In those days the Ammonite nation was dominant in the region and was terrorising the surrounding Hebrew tribes on their borders. Their brutality was extreme. The only peace treaty Nahash, their king, would accept was to gouge out one eye from each man from tribes they conquered. That effectively left them defenceless for years ahead. The Ammonites were now besieging their latest intended victims, at Jabesh-gilead. The people were weeping in terror as they anticipated their fate. They have no help to call on. There are places in the world today that know all too well the trauma of this scenario.

Meanwhile, where is the king? We find Saul back at home, ploughing his fields. This horrific story is still set, for all practical purposes, in the familiar old world of tribal allegiances and alliances. King he may be, but it is really only in name at present. He has yet to rule in any sense at all.

As he returns home from the fields, he hears the weeping and catches up with the news. It is, of course, the job of a king to fight wars and defend the people against their enemies.

He is suddenly convulsed by the spirit of God into a raging anger. With a confidence previously unhinted at, a hitherto hesitant man acts with strength, decisiveness and passion.  Extreme times need extreme measures. His call to muster is itself a violent threat. But the effect is totally compelling. And lest it be thought that this inexperienced king is simply winging it, the story is careful to detail a military acumen and strategic ability behind his approach to the battle.

Under their new king the people fight and win!

 

I pray for those today who are leading the fight against evil, and protecting the weak, today.

 

  1. Renewing the kingship. 1Samuel 11.14-15 (abridged NRSV)

Samuel said to the people, ‘Come, let us go to Gilgal and there renew the kingship.’ So, all the people went to Gilgal, and there they made Saul king before the Lord in Gilgal. There they sacrificed offerings of well-being before the Lord, and there Saul and all the Israelites rejoiced greatly.

 

Every leader needs an early success – whether great or small. And every organisation or community looks for first signs that their confidence in the person who was appointed was rightly placed.

After a stuttering start, leading an uncertain people, Saul the king, empowered by the Spirit, has had resounding military success. This is the best possible news. Defeating enemies and defending the nation is what kings are supposed to do! Samuel shrewdly seizes the opportunity. He gathers all the people at Gilgal. Gilgal is a deeply symbolic place. It was here the people of Israel first camped after crossing the Jordan into the land God had promised them. It is a place of beginnings. Here Saul the king begins his reign for the third time!

It is not difficult to imagine those exuberant and heartfelt celebrations (intermingled with relief). Surely the future is secure?

The narrator tells us the response of the people was to make ‘offerings of well-being’. This offering is unique among the many sacrifices commanded in Leviticus and elsewhere, in that there is no petition or request connected to it. This is an offering of joyful gratitude, asking nothing in return.
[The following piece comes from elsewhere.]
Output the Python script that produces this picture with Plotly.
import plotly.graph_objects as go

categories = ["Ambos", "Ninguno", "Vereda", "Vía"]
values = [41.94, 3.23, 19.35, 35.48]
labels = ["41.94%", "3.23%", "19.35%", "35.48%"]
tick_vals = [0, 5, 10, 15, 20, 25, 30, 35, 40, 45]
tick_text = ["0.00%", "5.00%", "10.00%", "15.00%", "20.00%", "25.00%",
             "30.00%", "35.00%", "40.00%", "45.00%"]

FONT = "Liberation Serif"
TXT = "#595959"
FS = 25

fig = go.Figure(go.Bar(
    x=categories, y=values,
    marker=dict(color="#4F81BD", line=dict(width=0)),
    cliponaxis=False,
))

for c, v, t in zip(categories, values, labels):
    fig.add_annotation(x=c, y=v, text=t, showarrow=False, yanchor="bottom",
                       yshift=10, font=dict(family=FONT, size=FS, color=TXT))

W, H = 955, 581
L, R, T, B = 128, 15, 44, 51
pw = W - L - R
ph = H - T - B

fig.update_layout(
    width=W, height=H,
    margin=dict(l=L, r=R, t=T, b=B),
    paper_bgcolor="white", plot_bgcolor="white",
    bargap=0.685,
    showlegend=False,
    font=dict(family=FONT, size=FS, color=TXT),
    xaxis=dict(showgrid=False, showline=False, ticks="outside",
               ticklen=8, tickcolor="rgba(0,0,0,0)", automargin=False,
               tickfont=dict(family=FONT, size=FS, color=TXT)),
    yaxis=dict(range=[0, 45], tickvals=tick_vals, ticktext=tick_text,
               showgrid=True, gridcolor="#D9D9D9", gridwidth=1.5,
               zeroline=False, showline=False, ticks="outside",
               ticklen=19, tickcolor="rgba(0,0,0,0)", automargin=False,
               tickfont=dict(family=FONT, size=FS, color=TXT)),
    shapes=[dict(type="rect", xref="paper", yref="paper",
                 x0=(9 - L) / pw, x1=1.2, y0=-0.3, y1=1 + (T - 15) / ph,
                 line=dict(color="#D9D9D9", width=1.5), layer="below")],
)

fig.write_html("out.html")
It is a gift to the One who only gives.

Concern for human wellbeing has become a significant issue in business organisations, churches and communities in recent years. And for good reason. There is so much in contemporary living that is undermining of human health and flourishing. The stress and anxieties of life in an insecure world is everywhere apparent.     

This offering reminds us of where our security is found. In one sense there is no need to even ask. It is all gift. The medieval saint, Julian of Norwich, praying in her own very insecure times of war and plagues, is famous for her trusting refrain – ‘all shall be well, and all shall be well, and all manner of thing shall be well.’ *

 

Lord, I make my offering of joyful gratitude to you.
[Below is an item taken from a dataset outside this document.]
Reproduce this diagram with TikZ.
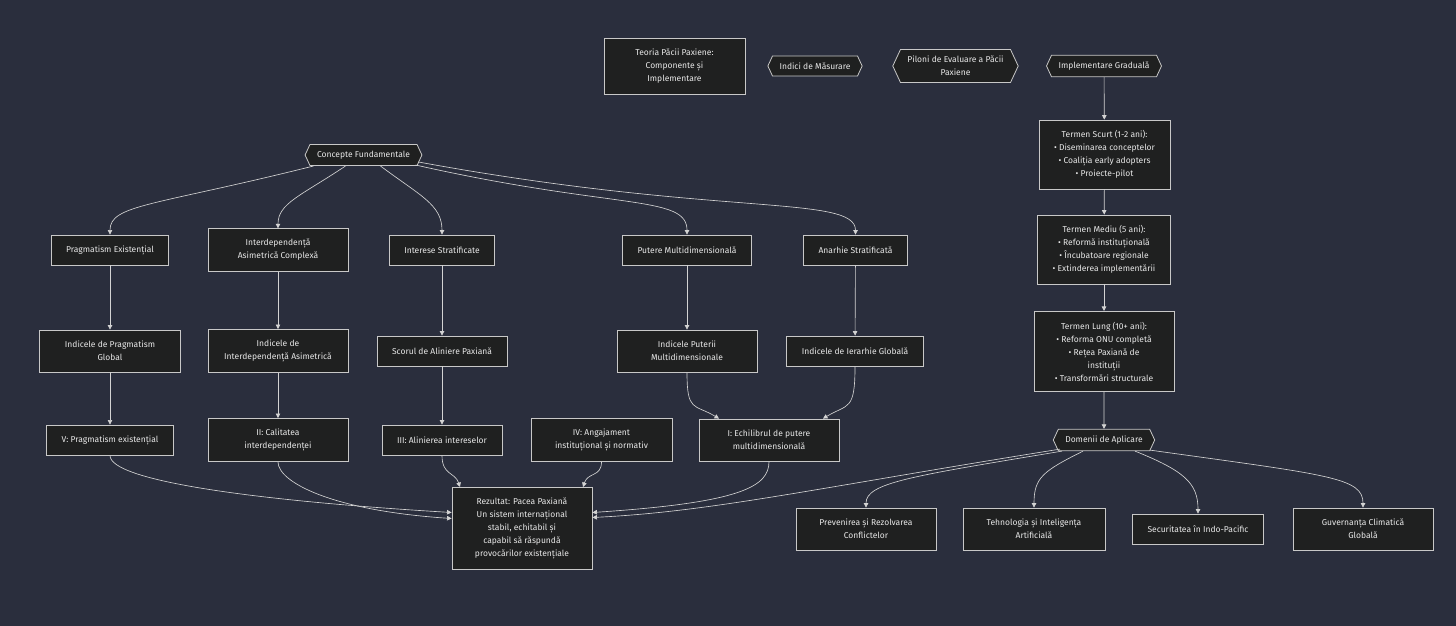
\documentclass[tikz,border=0pt]{standalone}
\usepackage{fontspec}
\setmainfont{Fira Sans}
\usetikzlibrary{arrows.meta,positioning,shapes.symbols}
\definecolor{bg}{HTML}{2A2E3D}
\definecolor{nodebg}{HTML}{1F2020}
\definecolor{rim}{HTML}{C8C8C8}
\definecolor{ink}{HTML}{E8E8E8}
\definecolor{wire}{HTML}{D3D3D3}

\begin{document}
\begin{tikzpicture}[x=1pt, y=-1pt,
      base/.style={draw=rim, fill=nodebg, text=ink, align=center, line width=0.8pt,
                   font=\fontsize{8.5}{13}\selectfont},
      box/.style={base, rectangle, inner xsep=15pt, inner ysep=10.5pt, minimum height=30pt},
      two/.style={box, minimum width=140pt, minimum height=42pt},
      hex/.style={base, signal, signal to=east and west, signal pointer angle=130,
                  inner xsep=7pt, inner ysep=6.5pt, minimum height=20pt},
      arr/.style={-{Triangle[length=4.5pt,width=4.5pt]}, line width=0.65pt, wire}]
    \fill[bg] (0,0) rectangle (1456,626);
    \node[box, minimum width=141pt, minimum height=56pt] (teoria) at (674.5,66) {Teoria Păcii Paxiene:\\Componente și\\Implementare};
    \node[hex] (indici) at (815,66) {Indici de Măsurare};
    \node[hex] (piloni) at (955.5,66) {Piloni de Evaluare a Păcii\\Paxiene};
    \node[hex] (impl) at (1104,66) {Implementare Graduală};
    \node[box] (scurt) at (1104.5,154.5) {Termen Scurt (1-2 ani):\\• Diseminarea conceptelor\\• Coaliția early adopters\\• Proiecte-pilot};
    \node[box] (mediu) at (1104,249.5) {Termen Mediu (5 ani):\\• Reformă instituțională\\• Încubatoare regionale\\• Extinderea implementării};
    \node[box, minimum width=140pt] (lung) at (1104,351.5) {Termen Lung (10+ ani):\\• Reforma ONU completă\\• Rețea Paxiană de\\instituții\\• Transformări structurale};
    \node[hex] (dom) at (1104,440) {Domenii de Aplicare};
    \node[two] (prev) at (866,529) {Prevenirea și Rezolvarea\\Conflictelor};
    \node[two, minimum width=142pt] (teh) at (1034,529) {Tehnologia și Inteligența\\Artificială};
    \node[box] (sec) at (1198,529) {Securitatea în Indo-Pacific};
    \node[two] (guv) at (1363,529) {Guvernanța Climatică\\Globală};
    \node[hex] (cf) at (363.5,155) {Concepte Fundamentale};
    \node[box] (prag) at (110,250) {Pragmatism Existențial};
    \node[two] (interdep) at (278,250) {Interdependență\\Asimetrică Complexă};
    \node[box] (interese) at (442,250) {Interese Stratificate};
    \node[box] (putere) at (687,250) {Putere Multidimensională};
    \node[box] (anarhie) at (855.5,250) {Anarhie Stratificată};
    \node[two, minimum width=141pt] (ipg) at (110,351) {Indicele de Pragmatism\\Global};
    \node[two] (iia) at (278,351) {Indicele de\\Interdependență Asimetrică};
    \node[box] (sap) at (442,351) {Scorul de Aliniere Paxiană};
    \node[two] (ipm) at (687,351) {Indicele Puterii\\Multidimensionale};
    \node[box] (iig) at (855,351) {Indicele de Ierarhie Globală};
    \node[box] (v5) at (110,440) {V: Pragmatism existențial};
    \node[two] (ii2) at (278,440) {II: Calitatea\\interdependenței};
    \node[box] (iii3) at (442,440) {III: Alinierea intereselor};
    \node[two, minimum width=141pt] (iv4) at (601.5,440) {IV: Angajament\\instituțional și normativ};
    \node[two] (i1) at (769,440) {I: Echilibrul de putere\\multidimensională};
    \node[box, minimum width=140pt, minimum height=81pt] (rez) at (522,528.5) {Rezultat: Pacea Paxiană\\Un sistem internațional\\stabil, echitabil și\\capabil să răspundă\\provocărilor existențiale};
    \draw[arr] ([xshift=-50pt]cf.south) .. controls +(-160,40) and +(0,-30) .. (prag.north);
    \draw[arr] ([xshift=-18pt]cf.south) .. controls +(-45,30) and +(0,-25) .. (interdep.north);
    \draw[arr] ([xshift=17pt]cf.south) .. controls +(40,30) and +(0,-30) .. (interese.north);
    \draw[arr] ([xshift=52pt,yshift=1pt]cf.south) .. controls +(200,45) and +(0,-40) .. (putere.north);
    \draw[arr] ([xshift=55pt,yshift=4pt]cf.south) .. controls +(300,55) and +(0,-40) .. (anarhie.north);
    \draw[arr] (prag) -- (ipg);
    \draw[arr] (interdep) -- (iia);
    \draw[arr] (interese) -- (sap);
    \draw[arr] (putere) -- (ipm);
    \draw[arr] (anarhie) -- (iig);
    \draw[arr] (ipg) -- (v5);
    \draw[arr] (iia) -- (ii2);
    \draw[arr] (sap) -- (iii3);
    \draw[arr] (ipm.south) .. controls +(0,40) and +(-25,-15) .. ([xshift=-50pt]i1.north);
    \draw[arr] (iig.south) .. controls +(0,45) and +(25,-15) .. ([xshift=54pt]i1.north);
    \draw[arr] (v5.south) .. controls +(0,25) and +(-200,-12) .. ([yshift=16pt]rez.west);
    \draw[arr] (ii2.south) .. controls +(0,20) and +(-120,-8) .. ([yshift=10pt]rez.west);
    \draw[arr] (iii3.south) .. controls +(0,20) and +(-5,-15) .. ([xshift=-62pt]rez.north);
    \draw[arr] (iv4.south) .. controls +(0,15) and +(5,-15) .. ([xshift=61pt]rez.north);
    \draw[arr] (i1.south) .. controls +(0,25) and +(150,-10) .. ([yshift=16pt]rez.east);
    \draw[arr] (impl) -- (scurt);
    \draw[arr] (scurt) -- (mediu);
    \draw[arr] (mediu) -- (lung);
    \draw[arr] (lung) -- (dom);
    \draw[arr] ([xshift=-44pt,yshift=2pt]dom.south) .. controls +(-250,40) and +(120,-6) .. ([yshift=11pt]rez.east);
    \draw[arr] ([xshift=-42pt]dom.south) .. controls +(-150,25) and +(0,-25) .. (prev.north);
    \draw[arr] ([xshift=-21pt]dom.south) .. controls +(-40,20) and +(0,-30) .. (teh.north);
    \draw[arr] ([xshift=31pt]dom.south) .. controls +(50,20) and +(0,-30) .. (sec.north);
    \draw[arr] ([xshift=46pt,yshift=1pt]dom.south) .. controls +(180,25) and +(0,-30) .. (guv.north);
\end{tikzpicture}
\end{document}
*Revelations of Divine Love 27:8

 

  1. Taking your stand. 1Samuel 12.6-7 (abridged NRSV)

Samuel said to the people, ‘The Lord is witness, who appointed Moses and Aaron and brought your ancestors up out of the land of Egypt. Now therefore take your stand, so that I may enter into judgement with you before the Lord, and I will declare to you all the saving deeds of the Lord that he performed for you and for your ancestors. 

 

These opening chapters of the long Samuel narrative close with calls to faith and faithfulness. But there are issues still needing to be resolved. So soon after Saul and the people have celebrated the reaffirmation of the monarchy, we find Samuel is still occupying centre stage. He is announcing his retirement. But his long speech is increasingly aggressive and threatening in tone. By the end of it the people are feeling thoroughly inadequate, insecure and are pleading with him to stay and pray for them. He promises he is not leaving them! His retirement seems to have been indefinitely postponed.

But it is the people who are now addressed directly. In these early stories ‘the people’ have often been a rather faceless, insecure group, lacking initiative and always looking to others to take charge and carry the responsibilities that are actually theirs.

After another reminder of their history and the God who saves, they receive a significant command. ‘Now take your stand’. What does this mean? If someone said that to you, would you think was expected of you?

There is much talk of a crisis of leadership in our times. And these are undeniably demanding times to be a leader anywhere in our world. The challenges are very great. But what can be more critical is the crisis of ‘followship’. If some leaders can, and do, dominate and overpower, it is also true that followers can, and do, undermine and break their leaders. Followers can be unleadable. At its most formative, leadership must work in creative partnership with ‘followship’.

‘Now take your stand’ calls the people of God to faithfully embrace their own call and take their own responsibilities. So do not be too quick to focus on heroic individual personalities in this epic saga. This is about the emergence of a people. They too must make their stand.

And so must we.

 

Lord, teach me to be a responsible follower.